Coerência é artigo raro na Câmara dos Deputados. Enquanto o plenário da Casa debatia a reforma da Previdência, que pode render uma economia de até 1 trilhão de reais num período de dez anos, segundo estimativa do Ministério da Economia, o deputado Cacá Leão (PP-BA) incluía em seu relatório da Lei de Diretrizes Orçamentárias (LDO) a previsão de aumento dos recursos destinados ao financiamento de campanhas eleitorais. Pela proposta do relator, avalizada por líderes de partidos, os candidatos terão à disposição 3,7 bilhões de reais nas eleições municipais do ano que vem — 2 bilhões a mais em comparação com o valor desembolsado em 2018, quando houve eleições gerais no país.

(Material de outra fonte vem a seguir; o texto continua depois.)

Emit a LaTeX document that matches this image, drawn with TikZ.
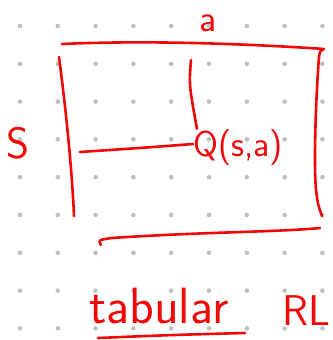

Esse reforço de caixa sairia das chamadas emendas de bancada, que são usadas para custear investimentos em infraestrutura e nas áreas sociais, como saúde e educação. Ou seja: se a medida for aprovada, um pedaço da verba pública destinada ao grosso da população será remanejado para a atividade político-partidária.
Em nota, o relator disse que não haverá aumento de despesas, mas apenas remanejamento de recursos. Seus colegas também não estão dispostos a recuar da ideia. Eles alegam que, com a proibição das doações empresariais, cabe à União arcar com as contas de campanha eleitoral. Nessa hora, esquerda e direita falam a mesma língua. Repetem como mantra que “democracia tem custo”. E ressaltam que, nesse caso específico, o custo acrescido é quase irrisório, insuficiente para pagar um mês de benefícios do Bolsa Família.
A cantilena dos deputados tem pelo menos dois furos. O primeiro: a lei permite doações de pessoas físicas. Em vez de trilharem o caminho fácil rumo aos cofres públicos, os políticos poderiam tentar convencer os eleitores a ajudar mais suas campanhas financeiramente. Nos Estados Unidos, essa modalidade de financiamento tem papel de destaque. O segundo furo: os parlamentares querem mais dinheiro público porque não enfrentam o problema de fundo — o alto custo das campanhas eleitorais. “O momento de atender à demanda dos partidos pelo aumento dos gastos eleitorais é péssimo. Há uma imagem muito ruim dos políticos num contexto de aprovação da reforma que torna mais difícil o acesso do trabalhador à aposentadoria”, diz a cientista política Maria do Socorro Braga, da Universidade Federal de São Carlos. Ela acrescenta: “Enquanto o cidadão aperta o cinto, os políticos afrouxam os próprios gastos”. Em meio a uma semana de festa no Congresso, essa iniciativa é uma péssima ideia.